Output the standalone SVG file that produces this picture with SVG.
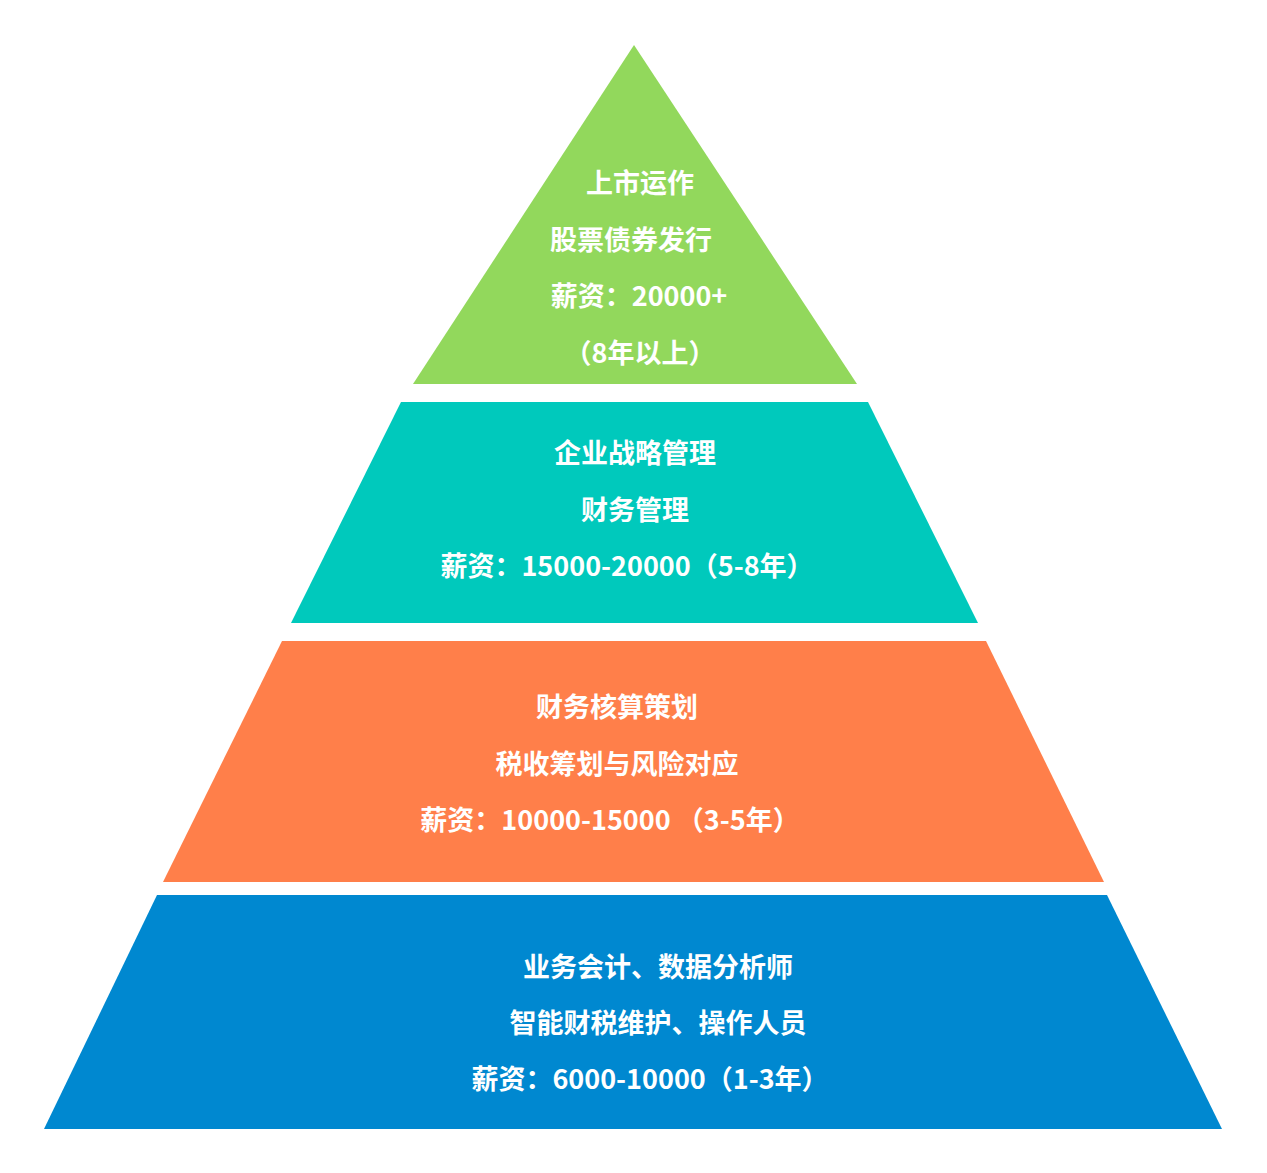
<svg xmlns="http://www.w3.org/2000/svg" width="1267" height="1173" viewBox="0 0 1267 1173">
<style>
text{font-family:"Noto Sans CJK SC","Noto Sans",sans-serif;font-weight:bold;font-size:27px;fill:#fff;text-anchor:middle}
</style>
<rect width="1267" height="1173" fill="#fff"/>
<g id="tier1">
<polygon points="634,45 857,384 413,384" fill="#92d85c"/>
<text x="640" y="193">上市运作</text>
<text x="631" y="250">股票债券发行</text>
<text x="639" y="306">薪资：20000+</text>
<text x="640" y="363">（8年以上）</text>
</g>
<g id="tier2">
<polygon points="401,402 868,402 978,623 291,623" fill="#00c9bc"/>
<text x="635" y="463">企业战略管理</text>
<text x="635" y="520">财务管理</text>
<text x="627" y="576">薪资：15000-20000（5-8年）</text>
</g>
<g id="tier3">
<polygon points="282,641 986,641 1104,882 163,882" fill="#ff7f4a"/>
<text x="617" y="717">财务核算策划</text>
<text x="617" y="774">税收筹划与风险对应</text>
<text x="610" y="830">薪资：10000-15000 （3-5年）</text>
</g>
<g id="tier4">
<polygon points="157,895 1107,895 1222,1129 44,1129" fill="#0088d0"/>
<text x="658" y="977">业务会计、数据分析师</text>
<text x="658" y="1033">智能财税维护、操作人员</text>
<text x="650" y="1089">薪资：6000-10000（1-3年）</text>
</g>
<g id="connectors"/>
</svg>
..........
# Given exercise:
Give the data above again in full and unchanged, skipping the pictures.

# Worked answer:
Output the standalone SVG file that produces this picture with SVG.
<svg xmlns="http://www.w3.org/2000/svg" width="1267" height="1173" viewBox="0 0 1267 1173">
<style>
text{font-family:"Noto Sans CJK SC","Noto Sans",sans-serif;font-weight:bold;font-size:27px;fill:#fff;text-anchor:middle}
</style>
<rect width="1267" height="1173" fill="#fff"/>
<g id="tier1">
<polygon points="634,45 857,384 413,384" fill="#92d85c"/>
<text x="640" y="193">上市运作</text>
<text x="631" y="250">股票债券发行</text>
<text x="639" y="306">薪资：20000+</text>
<text x="640" y="363">（8年以上）</text>
</g>
<g id="tier2">
<polygon points="401,402 868,402 978,623 291,623" fill="#00c9bc"/>
<text x="635" y="463">企业战略管理</text>
<text x="635" y="520">财务管理</text>
<text x="627" y="576">薪资：15000-20000（5-8年）</text>
</g>
<g id="tier3">
<polygon points="282,641 986,641 1104,882 163,882" fill="#ff7f4a"/>
<text x="617" y="717">财务核算策划</text>
<text x="617" y="774">税收筹划与风险对应</text>
<text x="610" y="830">薪资：10000-15000 （3-5年）</text>
</g>
<g id="tier4">
<polygon points="157,895 1107,895 1222,1129 44,1129" fill="#0088d0"/>
<text x="658" y="977">业务会计、数据分析师</text>
<text x="658" y="1033">智能财税维护、操作人员</text>
<text x="650" y="1089">薪资：6000-10000（1-3年）</text>
</g>
<g id="connectors"/>
</svg>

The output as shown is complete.